A Comparative Analysis of Pruning and Quantization in Neural Network Compression
The paper "Pruning vs Quantization: Which is Better?" provides a detailed inquiry into the efficiencies of pruning and quantization techniques in compressing deep neural networks (DNNs). The authors aim to delineate which of these methods proves more effective, focusing on their potential impact on neural network accuracy.
Analytical Comparisons
The paper begins with an analytical exploration of both techniques. Quantization, which reduces the bit-width for weights and computations, generally provides predictable memory savings and computational reductions. Conversely, pruning eliminates certain weights, thereby affecting both the memory footprint and computational load during inference.
Using signal-to-noise ratio (SNR) as a key metric, the authors analyze the mean-squared error (MSE) introduced by each method.
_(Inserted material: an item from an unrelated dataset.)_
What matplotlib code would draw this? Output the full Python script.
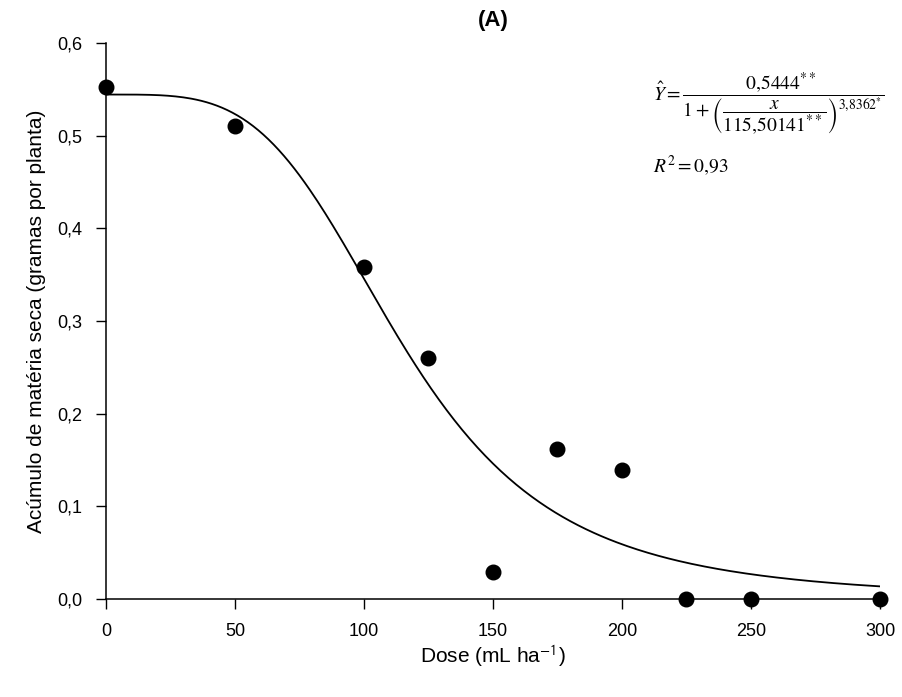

This analytical framework provides a theoretical basis for understanding the underlying trade-offs. The results of these analyses suggest that quantization possesses a superior SNR in moderate compression scenarios, particularly when weights are Gaussian-like.
Experimental Evaluations
The paper extends to empirical evaluations using real data from pre-trained models across various scales. A notable finding across these models is that quantization outpaces pruning in scenarios except those involving extreme compression ratios. Here, pruning might be preferable due to its distinct handling of distribution tails but at a cost to model performance, which is often prohibitive.
Post-Training and Fine-Tuning Scenarios
In post-training conditions, the paper leverages theoretical bounds, using semi-definite programming (SDP) to assess quantization errors and exact solutions for pruning in manageable scenarios. This methodology avoids biases inherent to specific optimization algorithms and offers a clearer picture of the potential effectiveness of both techniques.
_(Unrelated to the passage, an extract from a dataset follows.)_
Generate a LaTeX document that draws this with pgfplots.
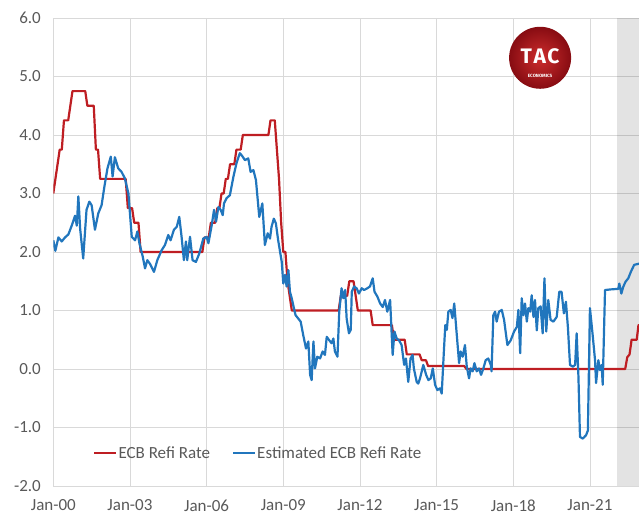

Under fine-tuning conditions, the quantization-aware training (QAT) method LSQ consistently outperformed pruning methods in maintaining model accuracy across various tasks, even under equal compression ratios. Pruning primarily serves well at extremely low bit-widths, which are not typically operational due to significant accuracy drops.
Implications and Future Directions
Practically, the findings advocate for prioritizing quantization in neural network deployments where computational efficiency and accuracy are paramount. The potential of intrinsic sparsity in quantized tensors suggests additional avenues for optimization without complicating hardware requirements.
The paper hints at future areas of research, including exploring combinations of pruning and quantization. Despite the potential theoretical advantages of these combinations, further practical investigations are required to assess their feasibility and impact across diverse models and architectures.
Conclusion
This research presents a comprehensive comparison between pruning and quantization, illustrating the consistent edge that quantization holds in most practical compression scenarios. The emphasis on accurate SNR assessments and the dual focus on both theoretical and empirical analyses significantly contribute to its usefulness for hardware-aware model compression strategies. Without focusing on the hardware specifics intensely, the paper provides essential insights for researchers and practitioners looking to optimize neural network performance efficiently.